# PROVIDED MATERIAL

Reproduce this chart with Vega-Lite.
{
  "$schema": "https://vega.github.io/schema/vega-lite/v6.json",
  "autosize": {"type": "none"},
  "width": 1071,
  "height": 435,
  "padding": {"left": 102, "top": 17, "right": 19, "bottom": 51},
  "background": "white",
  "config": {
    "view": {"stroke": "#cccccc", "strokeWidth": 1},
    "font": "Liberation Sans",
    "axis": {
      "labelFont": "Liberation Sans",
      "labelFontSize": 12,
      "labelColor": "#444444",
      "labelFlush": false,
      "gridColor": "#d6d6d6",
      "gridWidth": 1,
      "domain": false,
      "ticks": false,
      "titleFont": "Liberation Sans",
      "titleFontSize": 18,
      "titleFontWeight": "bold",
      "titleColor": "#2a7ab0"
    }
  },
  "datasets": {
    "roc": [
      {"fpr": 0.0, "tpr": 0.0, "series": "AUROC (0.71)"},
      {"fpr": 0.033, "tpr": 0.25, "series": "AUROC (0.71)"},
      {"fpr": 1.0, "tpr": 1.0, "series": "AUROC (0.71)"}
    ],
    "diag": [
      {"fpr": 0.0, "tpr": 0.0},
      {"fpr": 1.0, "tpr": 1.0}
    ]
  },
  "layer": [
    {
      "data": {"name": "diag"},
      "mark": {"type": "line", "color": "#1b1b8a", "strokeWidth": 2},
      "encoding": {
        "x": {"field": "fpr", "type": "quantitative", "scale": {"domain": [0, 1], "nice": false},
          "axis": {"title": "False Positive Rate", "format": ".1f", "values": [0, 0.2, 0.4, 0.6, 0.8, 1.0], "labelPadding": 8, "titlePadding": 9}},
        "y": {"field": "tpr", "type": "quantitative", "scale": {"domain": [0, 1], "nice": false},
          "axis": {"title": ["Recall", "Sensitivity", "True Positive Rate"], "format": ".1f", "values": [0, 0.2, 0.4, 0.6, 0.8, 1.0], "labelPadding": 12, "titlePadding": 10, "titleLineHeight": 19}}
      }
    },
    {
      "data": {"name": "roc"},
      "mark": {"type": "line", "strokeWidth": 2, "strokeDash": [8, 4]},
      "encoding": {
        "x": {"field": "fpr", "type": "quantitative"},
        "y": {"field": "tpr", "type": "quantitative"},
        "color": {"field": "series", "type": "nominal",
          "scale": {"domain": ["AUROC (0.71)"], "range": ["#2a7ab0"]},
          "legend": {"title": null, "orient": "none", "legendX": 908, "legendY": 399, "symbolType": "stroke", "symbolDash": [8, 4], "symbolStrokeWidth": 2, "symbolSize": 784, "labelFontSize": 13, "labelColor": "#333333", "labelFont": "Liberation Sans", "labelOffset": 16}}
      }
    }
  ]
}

# WHAT YOU HAVE TO DO
Print all of the data exactly as it was given.

# RESPONSE
Reproduce this chart with Vega-Lite.
{
  "$schema": "https://vega.github.io/schema/vega-lite/v6.json",
  "autosize": {"type": "none"},
  "width": 1071,
  "height": 435,
  "padding": {"left": 102, "top": 17, "right": 19, "bottom": 51},
  "background": "white",
  "config": {
    "view": {"stroke": "#cccccc", "strokeWidth": 1},
    "font": "Liberation Sans",
    "axis": {
      "labelFont": "Liberation Sans",
      "labelFontSize": 12,
      "labelColor": "#444444",
      "labelFlush": false,
      "gridColor": "#d6d6d6",
      "gridWidth": 1,
      "domain": false,
      "ticks": false,
      "titleFont": "Liberation Sans",
      "titleFontSize": 18,
      "titleFontWeight": "bold",
      "titleColor": "#2a7ab0"
    }
  },
  "datasets": {
    "roc": [
      {"fpr": 0.0, "tpr": 0.0, "series": "AUROC (0.71)"},
      {"fpr": 0.033, "tpr": 0.25, "series": "AUROC (0.71)"},
      {"fpr": 1.0, "tpr": 1.0, "series": "AUROC (0.71)"}
    ],
    "diag": [
      {"fpr": 0.0, "tpr": 0.0},
      {"fpr": 1.0, "tpr": 1.0}
    ]
  },
  "layer": [
    {
      "data": {"name": "diag"},
      "mark": {"type": "line", "color": "#1b1b8a", "strokeWidth": 2},
      "encoding": {
        "x": {"field": "fpr", "type": "quantitative", "scale": {"domain": [0, 1], "nice": false},
          "axis": {"title": "False Positive Rate", "format": ".1f", "values": [0, 0.2, 0.4, 0.6, 0.8, 1.0], "labelPadding": 8, "titlePadding": 9}},
        "y": {"field": "tpr", "type": "quantitative", "scale": {"domain": [0, 1], "nice": false},
          "axis": {"title": ["Recall", "Sensitivity", "True Positive Rate"], "format": ".1f", "values": [0, 0.2, 0.4, 0.6, 0.8, 1.0], "labelPadding": 12, "titlePadding": 10, "titleLineHeight": 19}}
      }
    },
    {
      "data": {"name": "roc"},
      "mark": {"type": "line", "strokeWidth": 2, "strokeDash": [8, 4]},
      "encoding": {
        "x": {"field": "fpr", "type": "quantitative"},
        "y": {"field": "tpr", "type": "quantitative"},
        "color": {"field": "series", "type": "nominal",
          "scale": {"domain": ["AUROC (0.71)"], "range": ["#2a7ab0"]},
          "legend": {"title": null, "orient": "none", "legendX": 908, "legendY": 399, "symbolType": "stroke", "symbolDash": [8, 4], "symbolStrokeWidth": 2, "symbolSize": 784, "labelFontSize": 13, "labelColor": "#333333", "labelFont": "Liberation Sans", "labelOffset": 16}}
      }
    }
  ]
}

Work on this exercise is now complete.